Professor Myers was addressing a meeting on the future of education held by the National Association of Educational Inspectors, Advisers and Consultants. “We are in changing times, but do we yet have changing schooling? I think schooling is not catching up fast enough,” she said.

“Most of us now use banks you can access 24 hours a day, most supermarkets are open 24 hours, local doctors’ surgeries operate a 24-hour rota.

“What about the 24-hour school?

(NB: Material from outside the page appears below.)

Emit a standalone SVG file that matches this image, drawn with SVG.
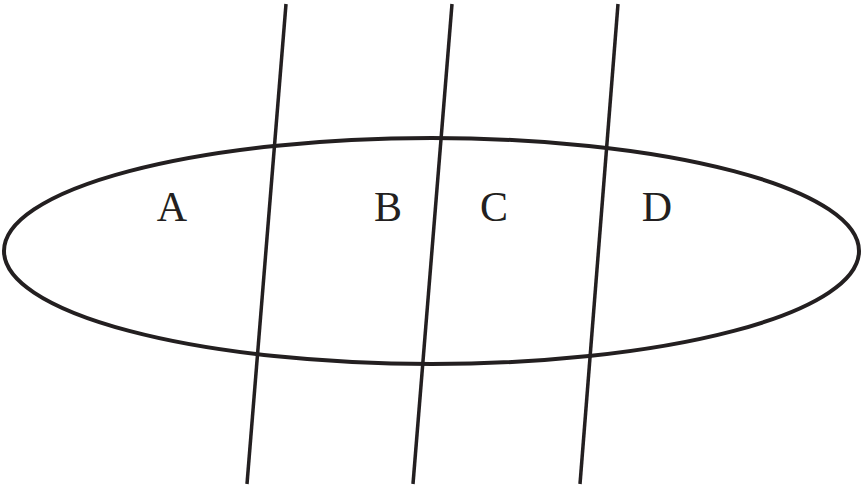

Should we be thinking about relating what schools offer to that sort of flexible lifestyle and re-think why we still offer schools from 9 to 4?”

She said it was a “complete waste of resources” to have schools, many with millions of pounds worth of facilities, standing empty when pupils were not there.

People paid a fortune to go to private gyms, she said, while similar facilities were provided at taxpayers’ expense at schools across the country.

Professor Myers’ suggestion, which she admits could take years for any school to implement, chimes with government moves, enshrined in this year’s Education Act, to extend schools’ hours and open them up to be used, for example, as post offices.

Some secondary schools have offered evening classes for decades, and charging for use of gyms is becoming more popular. But the suggestion that some of these facilities, including adult education classes, could be provided through the night is new. Professor Myers said she was worried she might be “lynched” by teachers over the suggestion.

She added that if necessary, schools would only need to open some of their facilities, such as computer suites, to the public at night, in which case support staff rather than teachers would be needed.

Some teachers, particularly those with young families, might welcome the chance to work more “flexibly”, beyond the traditional morning and early afternoon schedule. But she added: “This must not be at the cost of teachers, some of whom work crazy hours anyway.”

David Hart, general secretary of the NAHT, said: “More and more schools are moving, if they possibly can, to opening up for longer hours. In itself, this presents plenty of logistical, staffing and other implications.

“As for 24 hours, I think she is living in cloud cuckoo land. Let’s get the 12-hour, or the 14-hour school sorted out before we start going into flights of fancy like 24-hour schooling.”